İstanbul’da özellikle hafta sonları alışveriş merkezleri, ‘ana baba günü’ tabirinin mecazi anlamını kaybettiği yerler haline geldi. Çünkü anne-babalar hava nasıl olursa olsun, çocuklarını kaptıkları gibi alışveriş merkezlerine hücum ediyorlar. Alışveriş yapılsa da yapılmasa da, AVM tozu yutmadan hafta sonu geçirilmiyor artık, iyi bir şeymiş gibi…
Tamam, 90’larla birlikte pek çok yerde sokakta yahut “arsa”da oynama devri sona erdi. Değişen çevre koşulları, kentsel yapılaşma, toplu konutlar, siteler, değişen dünyadaki güvenlik kaygıları… Hepsine tamam. Evet, çocuk büyütürken, bazı dönemlerde vakit geçirmek gerçekten çok zor oluyor. Her an her yere gitmek çocuksuz dönem gibi kolay olmuyor. Arkadaşlarla istenildiği zaman görüşülemiyor ve AVM’ye gitmek en kolay ve mantıklı sosyal faaliyet gibi gelebiliyor insana. Bütün bunlara karşın her yerde açılan alışveriş merkezlerinin hem bizleri hem de çocuklarımızı sokaklardan ve hayattan, gerçek hayattan kopardığını fark etmiyor musunuz? Üstelik bu tüketim alanları, biz çocuklarımızı götürmediğimiz sürece, eksikliklerini fark etmeyecekleri yerler.
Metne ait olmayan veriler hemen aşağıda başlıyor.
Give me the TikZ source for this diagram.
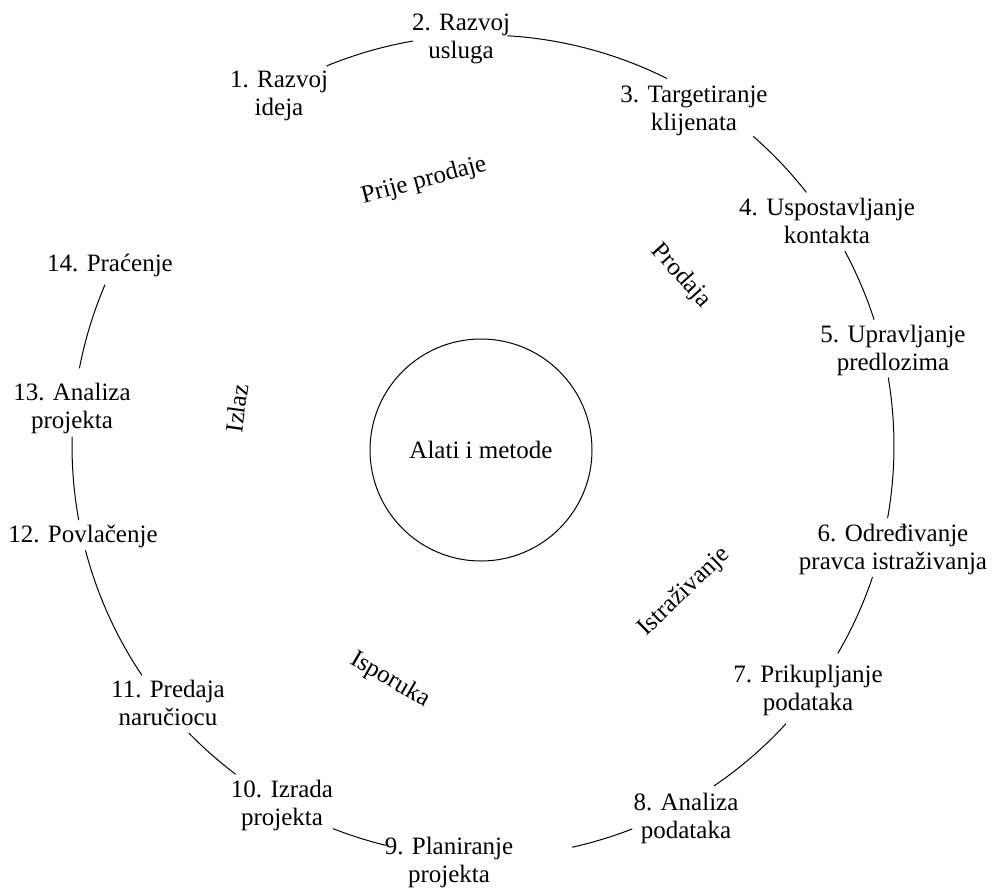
\documentclass[tikz,border=0pt]{standalone}
\usepackage{fontspec}
\setmainfont{Liberation Serif}
\begin{document}
\begin{tikzpicture}[x=1pt,y=-1pt,
  lbl/.style={align=center, font=\fontsize{25}{27.3}\selectfont, inner sep=0pt, anchor=base},
  phase/.style={font=\fontsize{25}{27.3}\selectfont, inner sep=0pt},
  ring/.style={line width=1pt}]
\useasboundingbox (0,0) rectangle (993,887);
\coordinate (O) at (483,446);
% step labels (positioned by the baseline of their last line)
\node[lbl] (n1) at (279,115) {1. Razvoj\\ideja};
\node[lbl] (n2) at (461,58) {2. Razvoj\\usluga};
\node[lbl] (n3) at (694,130) {3. Targetiranje\\klijenata};
\node[lbl] (n4) at (827,243) {4. Uspostavljanje\\kontakta};
\node[lbl] (n5) at (893,370) {5. Upravljanje\\predlozima};
\node[lbl] (n6) at (893,569) {6. Određivanje\\pravca istraživanja};
\node[lbl] (n7) at (808,710) {7. Prikupljanje\\podataka};
\node[lbl] (n8) at (686,838) {8. Analiza\\podataka};
\node[lbl] (n9) at (449,882) {9. Planiranje\\projekta};
\node[lbl] (n10) at (282,825) {10. Izrada\\projekta};
\node[lbl] (n11) at (168,725) {11. Predaja\\naručiocu};
\node[lbl] (n12) at (83,542) {12. Povlačenje};
\node[lbl] (n13) at (72,428) {13. Analiza\\projekta};
\node[lbl] (n14) at (110,271) {14. Praćenje};
% phases
\node[phase, rotate=15] (p1) at (424,181) {Prije prodaje};
\node[phase, rotate=-48] (p2) at (681,276) {Prodaja};
\node[phase, rotate=44] (p3) at (684,592) {Istraživanje};
\node[phase, rotate=-30] (p4) at (390,680) {Isporuka};
\node[phase, rotate=82] (p5) at (237,408) {Izlaz};
% centre
\node[draw, ring, circle, minimum size=222pt, inner sep=0pt, font=\fontsize{25}{27.3}\selectfont] (tools) at (481,450) {Alati i metode};
% ring arcs between consecutive steps
\foreach \a/\b in {112.4/99.8, 86.6/63.4, 48.9/38.1, 28.3/17.9, 9.6/-10.1,
  -18.6/-30.3, -42.5/-55.8, -68.7/-77.5, -103.7/-111.4, -127/-135.7,
  -146.1/-165.3, -169.6/-181.3, -190.9/-203.1}
  \draw[ring] (O) ++(-\a:411) arc[start angle=-\a, end angle=-\b, radius=411];
\end{tikzpicture}
\end{document}
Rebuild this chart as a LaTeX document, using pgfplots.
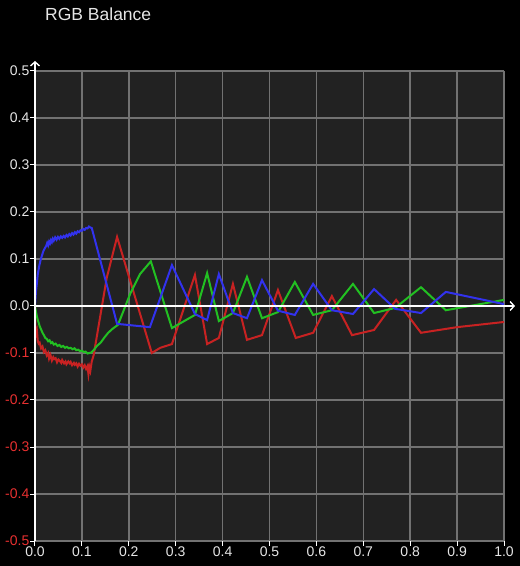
\documentclass[border=0pt]{standalone}
\usepackage{pgfplots}
\pgfplotsset{compat=1.18}
\usepackage{fontspec}
\setmainfont{Liberation Sans}
\usetikzlibrary{arrows.meta}
\definecolor{bgplot}{HTML}{222222}
\definecolor{gridc}{HTML}{727272}
\definecolor{lblc}{HTML}{E6E6E6}
\definecolor{negc}{HTML}{E83030}
\definecolor{cred}{HTML}{C82222}
\definecolor{cgreen}{HTML}{22C022}
\definecolor{cblue}{HTML}{3232EE}
\begin{document}
\begin{tikzpicture}[x=1pt,y=1pt]
\fill[black] (0,0) rectangle (520,566);
\node[anchor=west, text=lblc, font=\fontsize{17.5}{20}\selectfont, inner sep=0pt] at (45,552) {RGB Balance};
\begin{axis}[
  at={(35pt,25pt)}, anchor=south west,
  scale only axis, width=469pt, height=470pt,
  xmin=0, xmax=1, ymin=-0.5, ymax=0.5,
  enlargelimits=false, clip=false,
  axis background/.style={fill=bgplot},
  axis line style={draw=none},
  grid=major, grid style={gridc, line width=1.5pt},
  xtick={0,0.1,...,1.0}, ytick={-0.5,-0.4,...,0.5},
  xticklabels={0.0,0.1,0.2,0.3,0.4,0.5,0.6,0.7,0.8,0.9,1.0},
  yticklabels={\textcolor{negc}{-0.5},\textcolor{negc}{-0.4},\textcolor{negc}{-0.3},\textcolor{negc}{-0.2},\textcolor{negc}{-0.1},0.0,0.1,0.2,0.3,0.4,0.5},
  xtick pos=bottom, ytick pos=left, tick align=outside,
  major tick length=4.5pt,
  tick style={white, line width=1pt},
  ticklabel style={text=lblc, font=\fontsize{14}{16}\selectfont},
  yticklabel style={inner sep=1pt},
  xticklabel style={inner sep=1.5pt},
]
\addplot[cred, line width=2pt] coordinates {
(0.000,0.000) (0.001,-0.045) (0.002,-0.060) (0.004,-0.052) (0.006,-0.075) (0.008,-0.080) (0.010,-0.078)
(0.013,-0.090) (0.016,-0.086) (0.019,-0.098) (0.022,-0.094) (0.025,-0.105) (0.028,-0.100) (0.030,-0.112)
(0.033,-0.104) (0.036,-0.116) (0.039,-0.109) (0.041,-0.113) (0.044,-0.111) (0.047,-0.120) (0.050,-0.114)
(0.053,-0.117) (0.056,-0.121) (0.058,-0.115) (0.062,-0.122) (0.065,-0.118) (0.067,-0.124) (0.071,-0.118)
(0.074,-0.122) (0.076,-0.119) (0.079,-0.126) (0.083,-0.121) (0.085,-0.125) (0.088,-0.122) (0.091,-0.129)
(0.094,-0.123) (0.097,-0.127) (0.100,-0.124) (0.103,-0.131) (0.106,-0.126) (0.109,-0.134) (0.112,-0.128)
(0.114,-0.145) (0.116,-0.130) (0.118,-0.138) (0.121,-0.118) (0.125,-0.105) (0.153,0.060) (0.175,0.147)
(0.249,-0.100) (0.267,-0.089) (0.292,-0.081) (0.341,0.066) (0.367,-0.081) (0.392,-0.068) (0.422,0.047)
(0.452,-0.072) (0.484,-0.062) (0.518,0.034) (0.556,-0.068) (0.593,-0.057) (0.633,0.021) (0.676,-0.062)
(0.723,-0.051) (0.770,0.013) (0.823,-0.057) (0.900,-0.045) (1.000,-0.034)
};
\addplot[cgreen, line width=2pt] coordinates {
(0.000,0.000) (0.002,-0.012) (0.004,-0.022) (0.006,-0.030) (0.008,-0.036) (0.010,-0.043) (0.013,-0.050)
(0.016,-0.057) (0.019,-0.062) (0.022,-0.068) (0.025,-0.070) (0.028,-0.075) (0.031,-0.073) (0.034,-0.079)
(0.037,-0.077) (0.040,-0.082) (0.044,-0.080) (0.048,-0.085) (0.052,-0.083) (0.056,-0.087) (0.060,-0.085)
(0.064,-0.089) (0.068,-0.087) (0.072,-0.090) (0.076,-0.089) (0.080,-0.092) (0.084,-0.090) (0.088,-0.094)
(0.092,-0.093) (0.096,-0.096) (0.100,-0.095) (0.104,-0.098) (0.108,-0.097) (0.112,-0.101) (0.116,-0.100)
(0.120,-0.099) (0.126,-0.093) (0.132,-0.085) (0.140,-0.078) (0.148,-0.067) (0.156,-0.057) (0.166,-0.048)
(0.177,-0.040) (0.203,0.026) (0.224,0.068) (0.247,0.095) (0.292,-0.047) (0.341,-0.019) (0.367,0.070)
(0.392,-0.032) (0.422,-0.015) (0.452,0.062) (0.484,-0.026) (0.518,-0.013) (0.554,0.051) (0.593,-0.019)
(0.633,-0.009) (0.678,0.047) (0.723,-0.015) (0.768,-0.004) (0.823,0.040) (0.876,-0.009) (1.000,0.013)
};
\addplot[cblue, line width=2pt] coordinates {
(0.000,0.000) (0.002,0.030) (0.004,0.048) (0.006,0.068) (0.009,0.085) (0.012,0.098) (0.015,0.108)
(0.018,0.117) (0.021,0.123) (0.024,0.128) (0.026,0.134) (0.028,0.129) (0.030,0.137) (0.032,0.133)
(0.034,0.140) (0.036,0.136) (0.038,0.143) (0.040,0.139) (0.043,0.146) (0.046,0.141) (0.049,0.147)
(0.052,0.143) (0.055,0.148) (0.058,0.145) (0.061,0.149) (0.064,0.146) (0.067,0.151) (0.070,0.148)
(0.073,0.153) (0.076,0.150) (0.079,0.155) (0.082,0.152) (0.085,0.157) (0.088,0.154) (0.091,0.159)
(0.094,0.157) (0.097,0.161) (0.100,0.160) (0.103,0.164) (0.106,0.162) (0.109,0.166) (0.112,0.165)
(0.115,0.169) (0.118,0.167) (0.121,0.166) (0.175,-0.038) (0.245,-0.045) (0.292,0.087) (0.341,-0.017)
(0.367,-0.030) (0.392,0.068) (0.422,-0.015) (0.452,-0.026) (0.484,0.055) (0.518,-0.010) (0.554,-0.019)
(0.593,0.047) (0.633,-0.009) (0.678,-0.017) (0.723,0.036) (0.768,-0.006) (0.823,-0.015) (0.876,0.030)
(1.000,0.004)
};
\draw[white, line width=1.6pt, -{Straight Barb[length=4pt,width=9pt,line width=1.4pt]}] (axis cs:0,-0.5) -- ([yshift=10pt]axis cs:0,0.5);
\draw[white, line width=1.6pt, -{Straight Barb[length=4pt,width=9pt,line width=1.4pt]}] (axis cs:0,0) -- ([xshift=11pt]axis cs:1,0);
\end{axis}
\useasboundingbox (0,0) rectangle (520,566);
\end{tikzpicture}
\end{document}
Öncelikli olarak, zaten yeni doğan döneminde sabahtan akşama kadar binlerce insanın girip çıktığı, klimaların çalıştığı, mikropların uçuştuğu, kapalı bir alanda el kadar bebeğin ne işi var? Bebeğinizi dışarı çıkarmak istiyorsanız, parka gidin, hava nasıl olursa olsun. Artık her türlü bebek giysisi ve hava şartlarına göre puset aparatları (yağmurluk, tulum, şemsiye) var. Bebeğinizin gözlerini açtığında gördüğü neden dünya ışıklı reklam tabelaları ve cansız mankenlerden oluşsun ki, sokaklarda parklarda kanlı canlı yaşanan bir hayat varken…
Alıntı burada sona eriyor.